Kecelakaan Bus Kesekian Kalinya, Pengamat Minta Menhub Mundur
Tigor juga meminta Menteri Perhubungan Budi Karya Sumadi untuk mengundurkan diri dari jabatannya.
Penulis: Vincentius Jyestha Candraditya
Editor: Johnson Simanjuntak
TRIBUNNEWS.COM, JAKARTA - Tewasnya 27 penumpang dalan kecelakaan bus pariwisata Premium Passion dengan nomor polisi F 7959 AA, di Tanjakan Emen, Jawa Barat, Sabtu (10/2) lalu, menimbulkan reaksi keras dari Azas Tigor Nainggolan.
Analis Kebijakan Transportasi dari Forum Warga Kota Jakarta (FAKTA) itu mengatakan ini merupakan kegagalan dari jajaran Kementerian Perhubungan.
"Berhubung kejadian kecelakaan lalu lintas seperti ini sudah sering terjadi, tak bisa dipungkiri ini merupakan kegagalan jajaran Kementerian Perhubungan (Kemenhub) dan membiarkan pengulangan terus menerus jatuhnya korban nyawa," ujar Tigor, melalui pesan singkat, Senin (11/2/2018).
Ia pun menyebut perlunya dilakukan evaluasi dan pergantian terhadap jajaran pejabat Kemenhub yang bertanggung jawab dalam pengawasan kelaikan kendaraan angkutan umum.
Secara khusus, Tigor juga meminta Menteri Perhubungan Budi Karya Sumadi untuk mengundurkan diri dari jabatannya.
Baca: Kapolri Instruksikan Kapolda DIY Beri Perawatan Terbaik kepada Penyerang Gereja
"Dikarenakan telah gagal mengkordinir jajarannya agar membangun layanan angkutan umum yang selamat, aman, nyaman dan terjangkau sebagaimana diamanatkan oleh Pasal 138 ayat 1 & 2 UU nomor: 22 Tahun 2009 Tentang Lalu Lintas Angkutan Jalan," ungkapnya.
Lebih lanjut, Tigor merujuk kepada kecelakaan-kecelakaan lain, seperti setahun lalu di 2017 menjelang hari raya Lebaran, juga banyak terjadi kecelakaan lalu lintas sejenis di jalur Puncak, Jawa Barat.
Menurutnya, kejadiannya hampir sama yakni dikarenakan kondisi bus yang tidak laik jalan.
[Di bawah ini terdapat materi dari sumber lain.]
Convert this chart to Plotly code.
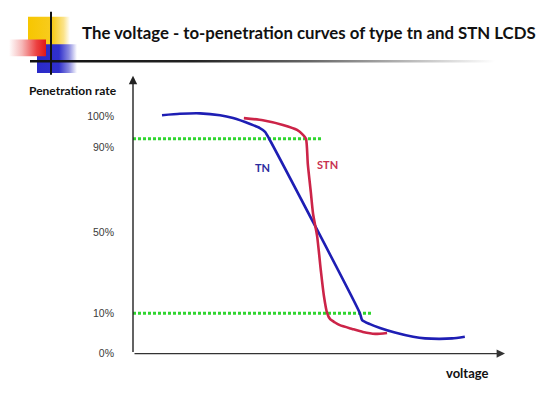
import plotly.graph_objects as go

# ---- data (voltage in arbitrary units, penetration in chart units) ----
tn_voltage = [0.78, 1.26, 1.80, 2.34, 2.69, 3.15, 3.41, 3.55, 3.66, 6.10, 6.16, 6.37, 6.64, 7.04, 7.53, 7.85, 8.25, 8.58, 8.92]
tn_penetration = [100.4, 101.0, 101.2, 100.4, 99.2, 96.7, 95.0, 93.4, 90.5, 17.0, 14.1, 12.4, 10.8, 8.9, 7.1, 6.4, 6.2, 6.4, 7.1]

stn_voltage = [2.98, 3.49, 4.03, 4.41, 4.57, 4.65, 4.70, 4.78, 4.84, 4.95, 5.05, 5.13, 5.22, 5.30, 5.43, 5.56, 5.89, 6.18, 6.51, 6.83]
stn_penetration = [99.2, 98.3, 96.3, 94.2, 92.1, 90.5, 79.7, 68.0, 58.9, 49.4, 34.9, 24.5, 17.0, 14.5, 13.1, 12.0, 10.4, 9.1, 8.3, 8.7]

ref_levels = [90.5, 17.0]
ref_ends = [5.08, 6.45]

tick_vals = [100, 87.1, 51.0, 17.0, 0]
tick_text = ["100%", "90%", "50%", "10%", "0%"]

W, H = 550, 398
X_MAX, Y_MAX = 10, 117

fig = go.Figure()

# ---- decoration (page-pixel axes x2/y2) ----
def grad_rect(x0, x1, y0, y1, cs):
    fig.add_trace(go.Scatter(
        x=[x0, x1, x1, x0, x0], y=[y0, y0, y1, y1, y0],
        xaxis="x2", yaxis="y2", mode="lines", line=dict(width=0),
        fill="toself", fillgradient=dict(type="horizontal", colorscale=cs),
        hoverinfo="skip", showlegend=False))

grad_rect(28, 70, 17, 55, [[0, "#f7c600"], [0.6, "#f8cc20"], [0.85, "#fbe38a"], [1, "#ffffff"]])
grad_rect(37, 77, 45, 74, [[0, "#2a2ac8"], [0.55, "#3030cc"], [0.8, "#8c8ce0"], [1, "#ffffff"]])
grad_rect(9, 46, 40, 57, [[0, "#ffffff"], [0.35, "#f6b8b8"], [0.75, "#ec4040"], [1, "#e01818"]])
grad_rect(30, 495, 61, 63.5, [[0, "#111111"], [0.35, "#222222"], [0.6, "#666666"], [0.82, "#bbbbbb"], [1, "#ffffff"]])
fig.add_trace(go.Scatter(x=[51, 51], y=[12, 76], xaxis="x2", yaxis="y2", mode="lines",
                         line=dict(color="#111111", width=2), hoverinfo="skip", showlegend=False))

# ---- reference lines ----
for lvl, xe in zip(ref_levels, ref_ends):
    fig.add_trace(go.Scatter(x=[0, xe], y=[lvl, lvl], mode="lines",
                             line=dict(color="#2ed62e", width=3, dash="3px,2px"),
                             hoverinfo="skip", showlegend=False))

# ---- curves ----
fig.add_trace(go.Scatter(x=tn_voltage, y=tn_penetration, mode="lines",
                         line=dict(color="#1e1eb4", width=2.6, shape="spline", smoothing=0.6),
                         name="TN", showlegend=False))
fig.add_trace(go.Scatter(x=stn_voltage, y=stn_penetration, mode="lines",
                         line=dict(color="#cc2448", width=2.6, shape="spline", smoothing=0.6),
                         name="STN", showlegend=False))

annotations = [
    # axes arrows
    dict(x=0, y=Y_MAX, ax=0, ay=0, xref="x", yref="y", axref="x", ayref="y",
         showarrow=True, arrowhead=2, arrowsize=1.2, arrowwidth=1.4, arrowcolor="#222222", text=""),
    dict(x=X_MAX, y=0, ax=0, ay=0, xref="x", yref="y", axref="x", ayref="y",
         showarrow=True, arrowhead=2, arrowsize=1.2, arrowwidth=1.4, arrowcolor="#333333", text=""),
    # curve labels
    dict(x=3.47, y=78.4, xref="x", yref="y", text="<b>TN</b>", showarrow=False,
         font=dict(family="Lato", size=11, color="#2b2b9e")),
    dict(x=5.22, y=79.7, xref="x", yref="y", text="<b>STN</b>", showarrow=False,
         font=dict(family="Lato", size=11, color="#c83050")),
    # texts
    dict(x=80 / W, y=1 - 33 / H, xref="paper", yref="paper", xanchor="left", yanchor="middle",
         text="<b>The voltage - to-penetration curves of type tn and STN LCDS</b>", showarrow=False,
         font=dict(family="Lato", size=16.8, color="#111111")),
    dict(x=27 / W, y=1 - 92 / H, xref="paper", yref="paper", xanchor="left", yanchor="middle",
         text="<b>Penetration rate</b>", showarrow=False,
         font=dict(family="Lato", size=12, color="#111111")),
    dict(x=467 / W, y=1 - 379 / H, xref="paper", yref="paper", xanchor="center", yanchor="middle",
         text="<b>voltage</b>", showarrow=False,
         font=dict(family="Lato", size=13, color="#111111")),
]

fig.update_layout(
    width=W, height=H, margin=dict(l=0, r=0, t=0, b=0),
    paper_bgcolor="white", plot_bgcolor="rgba(0,0,0,0)",
    xaxis=dict(domain=[133 / W, 505 / W], range=[0, X_MAX], visible=False, fixedrange=True),
    yaxis=dict(domain=[1 - 359 / H, 1 - 77 / H], range=[0, Y_MAX], showgrid=False, zeroline=False,
               showline=False, ticks="", tickvals=tick_vals, ticktext=tick_text,
               ticklabelstandoff=18, tickfont=dict(family="Liberation Sans", size=10.5, color="#3a3a3a")),
    xaxis2=dict(domain=[0, 1], range=[0, W], visible=False, anchor="y2"),
    yaxis2=dict(domain=[0, 1], range=[H, 0], visible=False, anchor="x2"),
    annotations=annotations,
    showlegend=False,
)

post = (
    "document.documentElement.style.overflow='hidden';"
    "document.body.style.margin='0';document.body.style.overflow='hidden';"
)
fig.write_html("out.html", config={"displayModeBar": False}, post_script=post)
Salah satu penyebabnya adalah kondisi rem bus yang tidak laik atau rem blong.
Tigor menjelaskan beroperasinya kendaraan yang tidak laik ini disebabkan pihak perusahaan angkutan umum, seperti PO Pariwisata yang tidak menerapkan manajemen keselamatan perusahaan angkutan umumnya.
Namun, itu semua dikarenakan tidak adanya pengawasan lapangan dari pihak pemerintah.
"Keberanian para PO Pariwisata mengoperasikan kendaraan tidak layak juga dikarenakan tidak adanya sanksi tegas dari pemerintah. Sampai saat ini pemerintah tidak pernah melakukan pencabutan izin usaha atau menutup perusahaan PO yang melanggar, atau kendaraannya tidak beroperasi dengan baik dan terjadi kecelakaan," katanya.
Jadi untuk mencegah kembali terjadinya kecelakaan lalu lintas akibat bus pariwisata yang tidak laik beroperasi, Tigor meminta pemerintah untuk melakukan tiga hal, antara lain :
1. Melakukan pengawasan ketat kondisi kelaikan kendaraan angkutan umum di lapangan,
2. Melakukan pemberian sanksi tegas dengan menutup perusahaan atau PO atau operator angkutan umum yang melanggar hukum, seperti kelaikan kendaraan yang menyebabkan terjadinya kecelakaan lalu lintas dengan korban meninggal dunia,
3. Membuat informasi daftar PO Pariwisata yang baik pada laman resmi (web site) kementrian Perhubungan yang dapat diakses masyarakat pengguna atau penyewa bus pariwisata.